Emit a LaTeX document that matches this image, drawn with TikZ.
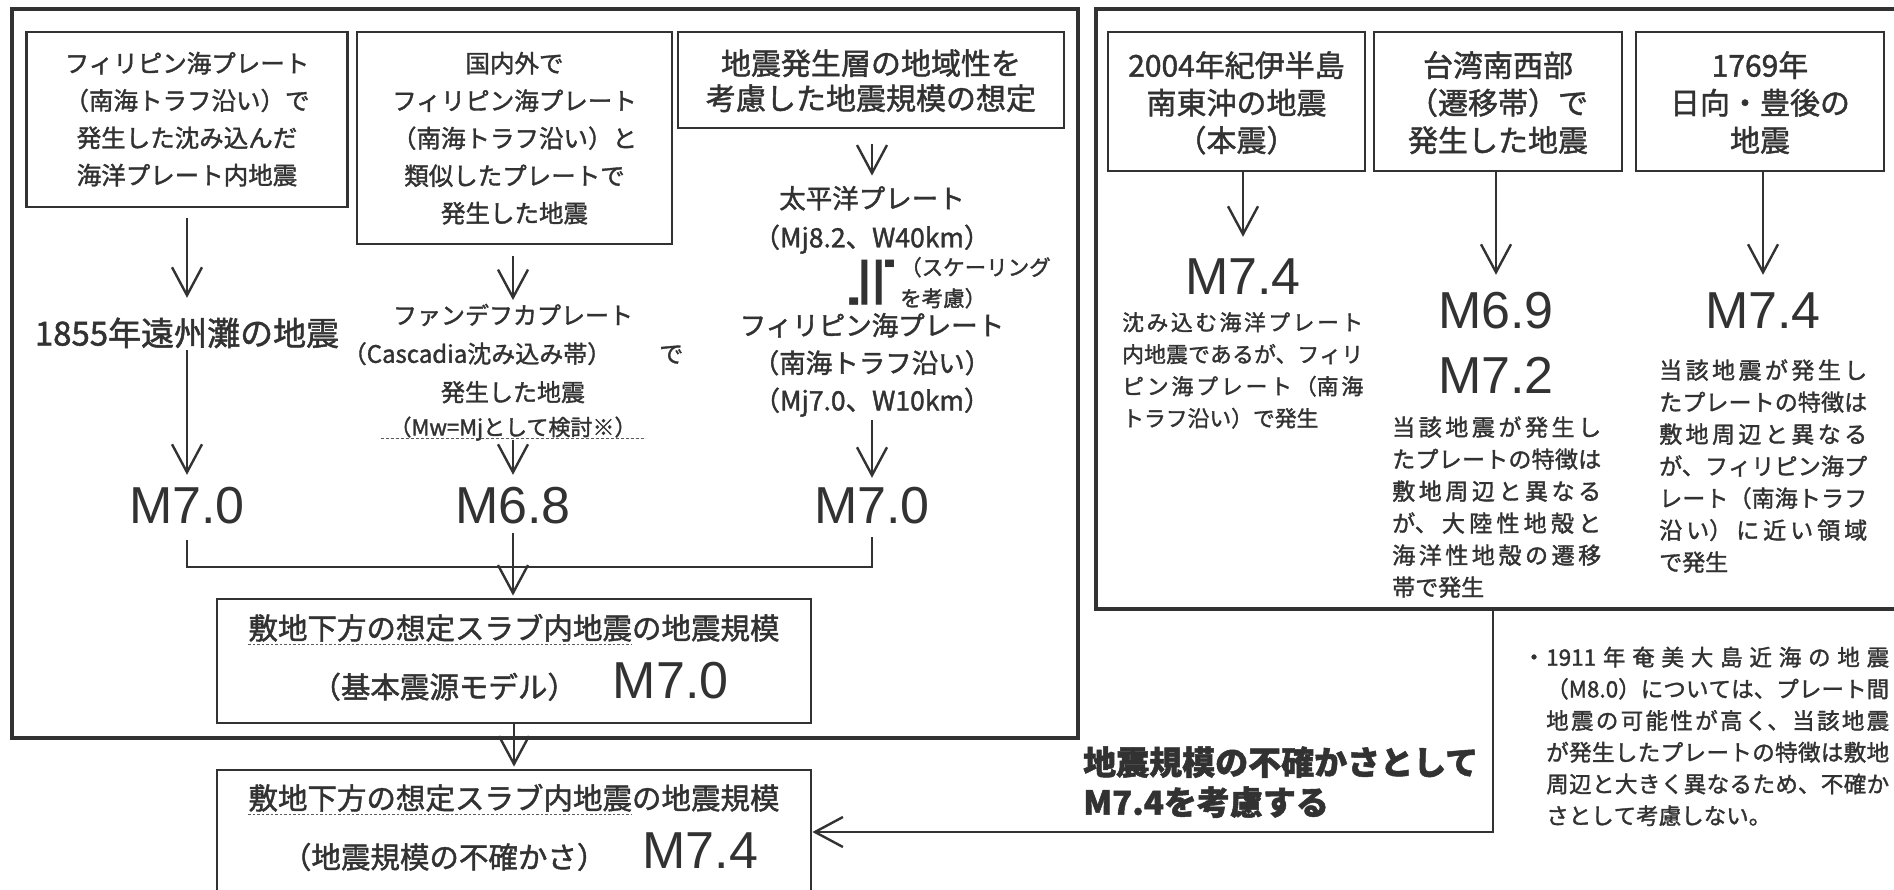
\documentclass[tikz,border=0pt]{standalone}
\usepackage{fontspec}
\setmainfont{Noto Sans CJK JP}
\newfontfamily\jp{Noto Sans CJK JP}[FakeBold=1.5]
\newfontfamily\lat{Liberation Sans}
\newfontfamily\dv{DejaVu Sans}
\usetikzlibrary{arrows.meta,calc}
\definecolor{ink}{RGB}{50,50,50}
\newcommand\fl{\rule{0pt}{1em}}
\newcommand\ld{\rule[-0.3em]{0pt}{0.3em}}
\newcommand\fs[2]{\fontsize{#1}{#2}\selectfont}
\newcommand\jajust{\XeTeXlinebreaklocale "ja"\XeTeXlinebreakskip=0pt plus 6pt\relax\tolerance=9999\relax\parindent=0pt\relax}
\begin{document}
\begin{tikzpicture}[x=1pt,y=-1pt,
  every node/.style={inner sep=0pt, text=ink},
  box/.style={draw=ink, line width=2.8pt, rectangle},
  outer/.style={draw=ink, line width=3.3pt, rectangle},
  arr/.style={draw=ink, line width=2.4pt, -{Straight Barb[length=28pt,width=30pt]}},
  conn/.style={draw=ink, line width=2.8pt},
  mval/.style={font=\lat\fs{52}{60}, text height=38pt, text depth=0pt, anchor=base},
  ctext/.style={anchor=north, align=center},
  jtext/.style={anchor=north west, align=justify},
  ul/.style={draw=ink!80, line width=1.1pt, dash pattern=on 2.5pt off 2pt},
  dots/.style={draw=ink!80, line width=1.3pt, dash pattern=on 3pt off 2pt}]
\useasboundingbox (0,0) rectangle (1894,890);
\clip (0,0) rectangle (1894,890);
\fill[white] (0,0) rectangle (1894,890);

% outer frames
\node[outer, minimum width=1066pt, minimum height=729pt] (OL) at (545,373.5) {};
\node[outer, minimum width=804pt, minimum height=600pt] (OR) at (1498,309) {};

% top boxes left
\node[box, minimum width=321pt, minimum height=175pt] (b1) at (187,119.5) {};
\node[ctext, font=\jp\fs{24.5}{37.3}] (b1t) at (187,47.8)
  {\fl フィリピン海プレート\\（南海トラフ沿い）で\\発生した沈み込んだ\\海洋プレート内地震};
\node[box, minimum width=315pt, minimum height=212pt] (b2) at (514.5,138) {};
\node[ctext, font=\jp\fs{24.5}{37.5}] (b2t) at (514.5,47.8)
  {\fl 国内外で\\フィリピン海プレート\\（南海トラフ沿い）と\\類似したプレートで\\発生した地震};
\node[box, minimum width=386pt, minimum height=96pt] (b3) at (871,80) {};
\node[ctext, font=\jp\fs{30}{35}] (b3t) at (871,44.4)
  {\fl 地震発生層の地域性を\\考慮した地震規模の想定};

% column 1
\node[anchor=base, font=\jp\fs{33}{40}, text height=28pt, text depth=3pt] (t1855) at (187,345.5) {1855年遠州灘の地震};
\node[mval] (m1) at (187,523) {M7.0};
\draw[arr, shorten <=10pt, shorten >=19.5pt] (b1.south) -- (t1855.north);
\draw[arr, shorten <=1.5pt, shorten >=10pt] (t1855.south) -- (m1.north);

% column 2
\node[ctext, font=\jp\fs{24}{38.5}] (fan) at (513,300.1)
  {\fl ファンデフカプレート\\（Cascadia沈み込み帯）\hspace{48pt}で\\発生した地震};
\node[anchor=base, font=\jp\fs{22}{26}, text height=17pt, text depth=4pt] (tMw) at (513,435.4) {（Mw=Mjとして検討※）};
\draw[dots] ($(tMw.base)+(-132.5,3)$) -- ++(265,0);
\node[mval] (m2) at (513,523) {M6.8};
\draw[arr, shorten <=11pt] (b2.south -| fan.north) -- (fan.north);
\draw[arr, shorten >=10pt] (tMw.south) -- (m2.north);

% column 3
\node[ctext, font=\jp\fs{26.5}{39}] (rc1) at (872,181.6)
  {\fl 太平洋プレート\\（Mj8.2、W40km）};
\node[font=\dv\fs{72}{72}, rotate=-90] (approx) at (872,283) {≒};
\node[anchor=north west, align=left, font=\jp\fs{21.5}{31}] (scal) at (900,253.7)
  {\fl （スケーリング\\を考慮）};
\node[ctext, font=\jp\fs{26.5}{37.5}] (rc2) at (872,308.6)
  {\fl フィリピン海プレート\\（南海トラフ沿い）\\（Mj7.0、W10km）\ld};
\node[mval] (m3) at (872,523) {M7.0};
\draw[arr, shorten <=15pt, shorten >=6pt] (b3.south -| rc1.north) -- (rc1.north);
\draw[arr, shorten <=2pt, shorten >=7pt] (rc2.south) -- (m3.north);

% join to basic model
\coordinate (join) at (513,567);
\draw[conn, shorten <=17pt, shorten >=14pt] (m1.south) |- (join) -| (m3.south);
\node[box, minimum width=594pt, minimum height=124pt] (mid) at (514,661) {};
\node[anchor=base, font=\jp\fs{29.5}{36}] (mid1) at (514,639.2) {敷地下方の想定スラブ内地震の地震規模};
\node[anchor=base, font=\jp\fs{29.5}{36}] (mid2) at (520,698) {（基本震源モデル）\hspace{36pt}{\lat\fs{52}{60}M7.0}};
\draw[ul] ($(mid1.base west)+(0,5)$) -- ++(383.5,0);
\draw[arr, shorten <=10pt, shorten >=2pt] (m2.south) -- (m2.south |- mid.north);

% uncertainty box
\node[box, minimum width=594pt, minimum height=140pt] (bot) at (514,840) {};
\node[anchor=base, font=\jp\fs{29.5}{36}] (bot1) at (514,809.2) {敷地下方の想定スラブ内地震の地震規模};
\node[anchor=base, font=\jp\fs{29.5}{36}] (bot2) at (520,868.2) {（地震規模の不確かさ）\hspace{36pt}{\lat\fs{52}{60}M7.4}};
\draw[ul] ($(bot1.base west)+(0,5)$) -- ++(383.5,0);
\draw[arr, shorten >=2pt] (mid.south) -- (bot.north);

% right side boxes
\node[box, minimum width=257pt, minimum height=139pt] (bA) at (1236.5,101.5) {};
\node[ctext, font=\jp\fs{30}{37.5}] (bAt) at (1236.5,46.4)
  {\fl 2004年紀伊半島\\南東沖の地震\\（本震）};
\node[box, minimum width=248pt, minimum height=139pt] (bB) at (1498,101.5) {};
\node[ctext, font=\jp\fs{30}{37.5}] (bBt) at (1498,46.4)
  {\fl 台湾南西部\\（遷移帯）で\\発生した地震};
\node[box, minimum width=248pt, minimum height=139pt] (bC) at (1760,101.5) {};
\node[ctext, font=\jp\fs{30}{37.5}] (bCt) at (1760,46.4)
  {\fl 1769年\\日向・豊後の\\地震};

\node[mval] (mA) at (1243,295) {M7.4};
\node[mval] (mB) at (1496,329) {M6.9};
\node[mval] (mB2) at (1496,393) {M7.2};
\node[mval] (mC) at (1763,329) {M7.4};
\draw[arr, shorten >=20pt] (bA.south -| mA.north) -- (mA.north);
\draw[arr, shorten >=16pt] (bB.south -| mB.north) -- (mB.north);
\draw[arr, shorten >=16pt] (bC.south -| mC.north) -- (mC.north);

\node[jtext, text width=241pt, font=\jp\fs{21.8}{32}\jajust] (tA) at (1122,308.5)
  {\fl 沈み込む海洋プレート\linebreak 内地震であるが、フィリ\linebreak ピン海プレート（南海\linebreak トラフ沿い）で発生};
\node[jtext, text width=209pt, font=\jp\fs{23}{32}\jajust] (tB) at (1392,412.7)
  {\fl 当該地震が発生し\linebreak たプレートの特徴は\linebreak 敷地周辺と異なる\linebreak が、大陸性地殻と\linebreak 海洋性地殻の遷移\linebreak 帯で発生};
\node[jtext, text width=208pt, font=\jp\fs{23}{32}\jajust] (tC) at (1659,355.7)
  {\fl 当該地震が発生し\linebreak たプレートの特徴は\linebreak 敷地周辺と異なる\linebreak が、フィリピン海プ\linebreak レート（南海トラフ\linebreak 沿い）に近い領域\linebreak で発生};

% uncertainty arrow and label
\coordinate (elbow) at (1493,832);
\draw[arr] (OR.south -| elbow) -- (elbow) -- (elbow -| bot.east);
\node[anchor=north west, align=left, font=\jp\bfseries\fs{33}{40}] (bold) at (1083,741.5)
  {\fl 地震規模の不確かさとして\\M7.4を考慮する};

% note
\node[anchor=base, font=\jp\fs{22.5}{30}] (bullet) at (1534,665.5) {・};
\node[jtext, text width=343pt, font=\jp\fs{22.5}{31.7}\jajust] (note) at (1546,643)
  {\fl 1911年奄美大島近海の地震\linebreak （M8.0）については、プレート間\linebreak 地震の可能性が高く、当該地震\linebreak が発生したプレートの特徴は敷地\linebreak 周辺と大きく異なるため、不確か\linebreak さとして考慮しない。};
\end{tikzpicture}
\end{document}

————

--- Task instructions ---
From the top of the listing above, repeat each line exactly until you reach the line containing "minimum width=804pt, minimum", and repeat that one too. Leave the pictures out.

--- Written solution ---
Emit a LaTeX document that matches this image, drawn with TikZ.
\documentclass[tikz,border=0pt]{standalone}
\usepackage{fontspec}
\setmainfont{Noto Sans CJK JP}
\newfontfamily\jp{Noto Sans CJK JP}[FakeBold=1.5]
\newfontfamily\lat{Liberation Sans}
\newfontfamily\dv{DejaVu Sans}
\usetikzlibrary{arrows.meta,calc}
\definecolor{ink}{RGB}{50,50,50}
\newcommand\fl{\rule{0pt}{1em}}
\newcommand\ld{\rule[-0.3em]{0pt}{0.3em}}
\newcommand\fs[2]{\fontsize{#1}{#2}\selectfont}
\newcommand\jajust{\XeTeXlinebreaklocale "ja"\XeTeXlinebreakskip=0pt plus 6pt\relax\tolerance=9999\relax\parindent=0pt\relax}
\begin{document}
\begin{tikzpicture}[x=1pt,y=-1pt,
  every node/.style={inner sep=0pt, text=ink},
  box/.style={draw=ink, line width=2.8pt, rectangle},
  outer/.style={draw=ink, line width=3.3pt, rectangle},
  arr/.style={draw=ink, line width=2.4pt, -{Straight Barb[length=28pt,width=30pt]}},
  conn/.style={draw=ink, line width=2.8pt},
  mval/.style={font=\lat\fs{52}{60}, text height=38pt, text depth=0pt, anchor=base},
  ctext/.style={anchor=north, align=center},
  jtext/.style={anchor=north west, align=justify},
  ul/.style={draw=ink!80, line width=1.1pt, dash pattern=on 2.5pt off 2pt},
  dots/.style={draw=ink!80, line width=1.3pt, dash pattern=on 3pt off 2pt}]
\useasboundingbox (0,0) rectangle (1894,890);
\clip (0,0) rectangle (1894,890);
\fill[white] (0,0) rectangle (1894,890);

% outer frames
\node[outer, minimum width=1066pt, minimum height=729pt] (OL) at (545,373.5) {};
\node[outer, minimum width=804pt, minimum height=600pt] (OR) at (1498,309) {};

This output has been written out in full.